→ **GIVEN PROBLEM**
Reproduce all of the records exactly.

[Rows from a dataset of charts and code]
>> Start

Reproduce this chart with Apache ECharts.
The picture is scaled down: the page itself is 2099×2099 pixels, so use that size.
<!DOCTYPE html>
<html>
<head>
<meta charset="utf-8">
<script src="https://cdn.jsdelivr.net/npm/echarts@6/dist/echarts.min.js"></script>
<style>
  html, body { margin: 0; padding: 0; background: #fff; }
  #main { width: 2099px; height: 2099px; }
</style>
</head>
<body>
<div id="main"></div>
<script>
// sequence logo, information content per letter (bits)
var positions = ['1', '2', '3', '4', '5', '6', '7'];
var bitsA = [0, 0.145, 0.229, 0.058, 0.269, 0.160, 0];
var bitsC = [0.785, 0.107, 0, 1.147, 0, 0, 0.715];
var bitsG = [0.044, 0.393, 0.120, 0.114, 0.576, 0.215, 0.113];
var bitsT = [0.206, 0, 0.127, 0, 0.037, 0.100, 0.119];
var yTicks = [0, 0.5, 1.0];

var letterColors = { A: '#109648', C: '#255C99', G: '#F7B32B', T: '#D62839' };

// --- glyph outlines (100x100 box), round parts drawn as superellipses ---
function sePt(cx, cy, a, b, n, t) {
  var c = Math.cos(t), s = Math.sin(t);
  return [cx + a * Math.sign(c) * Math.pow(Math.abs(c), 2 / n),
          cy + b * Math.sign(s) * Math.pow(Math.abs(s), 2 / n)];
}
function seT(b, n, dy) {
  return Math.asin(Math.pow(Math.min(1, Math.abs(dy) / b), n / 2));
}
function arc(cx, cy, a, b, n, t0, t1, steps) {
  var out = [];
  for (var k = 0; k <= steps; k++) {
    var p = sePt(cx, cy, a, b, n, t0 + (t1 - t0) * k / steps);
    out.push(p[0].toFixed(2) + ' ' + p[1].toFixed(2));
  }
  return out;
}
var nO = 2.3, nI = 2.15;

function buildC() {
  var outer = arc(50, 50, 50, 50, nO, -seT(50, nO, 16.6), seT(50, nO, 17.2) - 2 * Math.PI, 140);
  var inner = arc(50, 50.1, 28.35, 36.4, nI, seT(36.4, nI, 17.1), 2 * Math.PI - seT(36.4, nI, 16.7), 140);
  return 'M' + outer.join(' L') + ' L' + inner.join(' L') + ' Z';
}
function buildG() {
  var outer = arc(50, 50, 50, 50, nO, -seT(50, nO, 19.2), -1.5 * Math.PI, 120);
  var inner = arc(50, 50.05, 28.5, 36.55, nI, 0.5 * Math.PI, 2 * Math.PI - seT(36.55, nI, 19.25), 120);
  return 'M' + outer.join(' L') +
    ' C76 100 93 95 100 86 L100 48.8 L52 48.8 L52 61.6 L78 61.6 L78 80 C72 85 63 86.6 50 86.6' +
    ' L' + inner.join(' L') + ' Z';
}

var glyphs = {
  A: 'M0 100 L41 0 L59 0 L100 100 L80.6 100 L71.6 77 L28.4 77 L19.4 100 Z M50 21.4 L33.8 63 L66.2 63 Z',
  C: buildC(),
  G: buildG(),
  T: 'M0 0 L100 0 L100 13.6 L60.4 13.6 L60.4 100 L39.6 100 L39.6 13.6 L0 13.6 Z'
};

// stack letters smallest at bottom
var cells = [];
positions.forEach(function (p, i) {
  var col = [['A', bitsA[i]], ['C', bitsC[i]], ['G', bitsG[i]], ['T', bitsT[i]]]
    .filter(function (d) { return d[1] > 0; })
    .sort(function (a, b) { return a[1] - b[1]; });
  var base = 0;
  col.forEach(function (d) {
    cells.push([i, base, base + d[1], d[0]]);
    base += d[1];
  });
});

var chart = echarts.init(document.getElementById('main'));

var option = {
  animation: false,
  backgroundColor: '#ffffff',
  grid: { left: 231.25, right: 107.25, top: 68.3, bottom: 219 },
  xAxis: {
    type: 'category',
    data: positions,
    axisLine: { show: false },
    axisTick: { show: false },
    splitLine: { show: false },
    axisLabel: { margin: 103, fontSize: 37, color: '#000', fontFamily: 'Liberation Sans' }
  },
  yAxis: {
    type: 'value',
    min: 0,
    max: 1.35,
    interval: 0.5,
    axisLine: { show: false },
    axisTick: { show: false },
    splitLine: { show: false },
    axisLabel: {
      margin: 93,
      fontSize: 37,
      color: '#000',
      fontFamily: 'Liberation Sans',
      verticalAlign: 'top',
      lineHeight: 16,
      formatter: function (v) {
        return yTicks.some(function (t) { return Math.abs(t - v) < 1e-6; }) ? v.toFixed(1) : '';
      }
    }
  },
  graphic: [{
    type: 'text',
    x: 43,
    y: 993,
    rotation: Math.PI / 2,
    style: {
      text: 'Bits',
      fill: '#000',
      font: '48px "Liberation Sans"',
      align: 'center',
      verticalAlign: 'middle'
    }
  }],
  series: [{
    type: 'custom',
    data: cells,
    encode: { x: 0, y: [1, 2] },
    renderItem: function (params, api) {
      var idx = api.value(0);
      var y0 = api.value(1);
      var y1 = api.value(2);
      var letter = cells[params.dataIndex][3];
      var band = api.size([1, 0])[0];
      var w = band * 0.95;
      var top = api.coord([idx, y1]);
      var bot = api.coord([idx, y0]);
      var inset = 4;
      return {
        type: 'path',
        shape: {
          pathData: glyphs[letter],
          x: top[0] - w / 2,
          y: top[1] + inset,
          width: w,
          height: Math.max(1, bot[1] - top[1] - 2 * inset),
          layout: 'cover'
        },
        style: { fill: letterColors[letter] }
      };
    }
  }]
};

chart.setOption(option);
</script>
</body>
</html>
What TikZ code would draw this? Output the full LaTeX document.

>> End

→ **FINISHED TASK**
Reproduce this chart with Apache ECharts.
The picture is scaled down: the page itself is 2099×2099 pixels, so use that size.
<!DOCTYPE html>
<html>
<head>
<meta charset="utf-8">
<script src="https://cdn.jsdelivr.net/npm/echarts@6/dist/echarts.min.js"></script>
<style>
  html, body { margin: 0; padding: 0; background: #fff; }
  #main { width: 2099px; height: 2099px; }
</style>
</head>
<body>
<div id="main"></div>
<script>
// sequence logo, information content per letter (bits)
var positions = ['1', '2', '3', '4', '5', '6', '7'];
var bitsA = [0, 0.145, 0.229, 0.058, 0.269, 0.160, 0];
var bitsC = [0.785, 0.107, 0, 1.147, 0, 0, 0.715];
var bitsG = [0.044, 0.393, 0.120, 0.114, 0.576, 0.215, 0.113];
var bitsT = [0.206, 0, 0.127, 0, 0.037, 0.100, 0.119];
var yTicks = [0, 0.5, 1.0];

var letterColors = { A: '#109648', C: '#255C99', G: '#F7B32B', T: '#D62839' };

// --- glyph outlines (100x100 box), round parts drawn as superellipses ---
function sePt(cx, cy, a, b, n, t) {
  var c = Math.cos(t), s = Math.sin(t);
  return [cx + a * Math.sign(c) * Math.pow(Math.abs(c), 2 / n),
          cy + b * Math.sign(s) * Math.pow(Math.abs(s), 2 / n)];
}
function seT(b, n, dy) {
  return Math.asin(Math.pow(Math.min(1, Math.abs(dy) / b), n / 2));
}
function arc(cx, cy, a, b, n, t0, t1, steps) {
  var out = [];
  for (var k = 0; k <= steps; k++) {
    var p = sePt(cx, cy, a, b, n, t0 + (t1 - t0) * k / steps);
    out.push(p[0].toFixed(2) + ' ' + p[1].toFixed(2));
  }
  return out;
}
var nO = 2.3, nI = 2.15;

function buildC() {
  var outer = arc(50, 50, 50, 50, nO, -seT(50, nO, 16.6), seT(50, nO, 17.2) - 2 * Math.PI, 140);
  var inner = arc(50, 50.1, 28.35, 36.4, nI, seT(36.4, nI, 17.1), 2 * Math.PI - seT(36.4, nI, 16.7), 140);
  return 'M' + outer.join(' L') + ' L' + inner.join(' L') + ' Z';
}
function buildG() {
  var outer = arc(50, 50, 50, 50, nO, -seT(50, nO, 19.2), -1.5 * Math.PI, 120);
  var inner = arc(50, 50.05, 28.5, 36.55, nI, 0.5 * Math.PI, 2 * Math.PI - seT(36.55, nI, 19.25), 120);
  return 'M' + outer.join(' L') +
    ' C76 100 93 95 100 86 L100 48.8 L52 48.8 L52 61.6 L78 61.6 L78 80 C72 85 63 86.6 50 86.6' +
    ' L' + inner.join(' L') + ' Z';
}

var glyphs = {
  A: 'M0 100 L41 0 L59 0 L100 100 L80.6 100 L71.6 77 L28.4 77 L19.4 100 Z M50 21.4 L33.8 63 L66.2 63 Z',
  C: buildC(),
  G: buildG(),
  T: 'M0 0 L100 0 L100 13.6 L60.4 13.6 L60.4 100 L39.6 100 L39.6 13.6 L0 13.6 Z'
};

// stack letters smallest at bottom
var cells = [];
positions.forEach(function (p, i) {
  var col = [['A', bitsA[i]], ['C', bitsC[i]], ['G', bitsG[i]], ['T', bitsT[i]]]
    .filter(function (d) { return d[1] > 0; })
    .sort(function (a, b) { return a[1] - b[1]; });
  var base = 0;
  col.forEach(function (d) {
    cells.push([i, base, base + d[1], d[0]]);
    base += d[1];
  });
});

var chart = echarts.init(document.getElementById('main'));

var option = {
  animation: false,
  backgroundColor: '#ffffff',
  grid: { left: 231.25, right: 107.25, top: 68.3, bottom: 219 },
  xAxis: {
    type: 'category',
    data: positions,
    axisLine: { show: false },
    axisTick: { show: false },
    splitLine: { show: false },
    axisLabel: { margin: 103, fontSize: 37, color: '#000', fontFamily: 'Liberation Sans' }
  },
  yAxis: {
    type: 'value',
    min: 0,
    max: 1.35,
    interval: 0.5,
    axisLine: { show: false },
    axisTick: { show: false },
    splitLine: { show: false },
    axisLabel: {
      margin: 93,
      fontSize: 37,
      color: '#000',
      fontFamily: 'Liberation Sans',
      verticalAlign: 'top',
      lineHeight: 16,
      formatter: function (v) {
        return yTicks.some(function (t) { return Math.abs(t - v) < 1e-6; }) ? v.toFixed(1) : '';
      }
    }
  },
  graphic: [{
    type: 'text',
    x: 43,
    y: 993,
    rotation: Math.PI / 2,
    style: {
      text: 'Bits',
      fill: '#000',
      font: '48px "Liberation Sans"',
      align: 'center',
      verticalAlign: 'middle'
    }
  }],
  series: [{
    type: 'custom',
    data: cells,
    encode: { x: 0, y: [1, 2] },
    renderItem: function (params, api) {
      var idx = api.value(0);
      var y0 = api.value(1);
      var y1 = api.value(2);
      var letter = cells[params.dataIndex][3];
      var band = api.size([1, 0])[0];
      var w = band * 0.95;
      var top = api.coord([idx, y1]);
      var bot = api.coord([idx, y0]);
      var inset = 4;
      return {
        type: 'path',
        shape: {
          pathData: glyphs[letter],
          x: top[0] - w / 2,
          y: top[1] + inset,
          width: w,
          height: Math.max(1, bot[1] - top[1] - 2 * inset),
          layout: 'cover'
        },
        style: { fill: letterColors[letter] }
      };
    }
  }]
};

chart.setOption(option);
</script>
</body>
</html>
What TikZ code would draw this? Output the full LaTeX document.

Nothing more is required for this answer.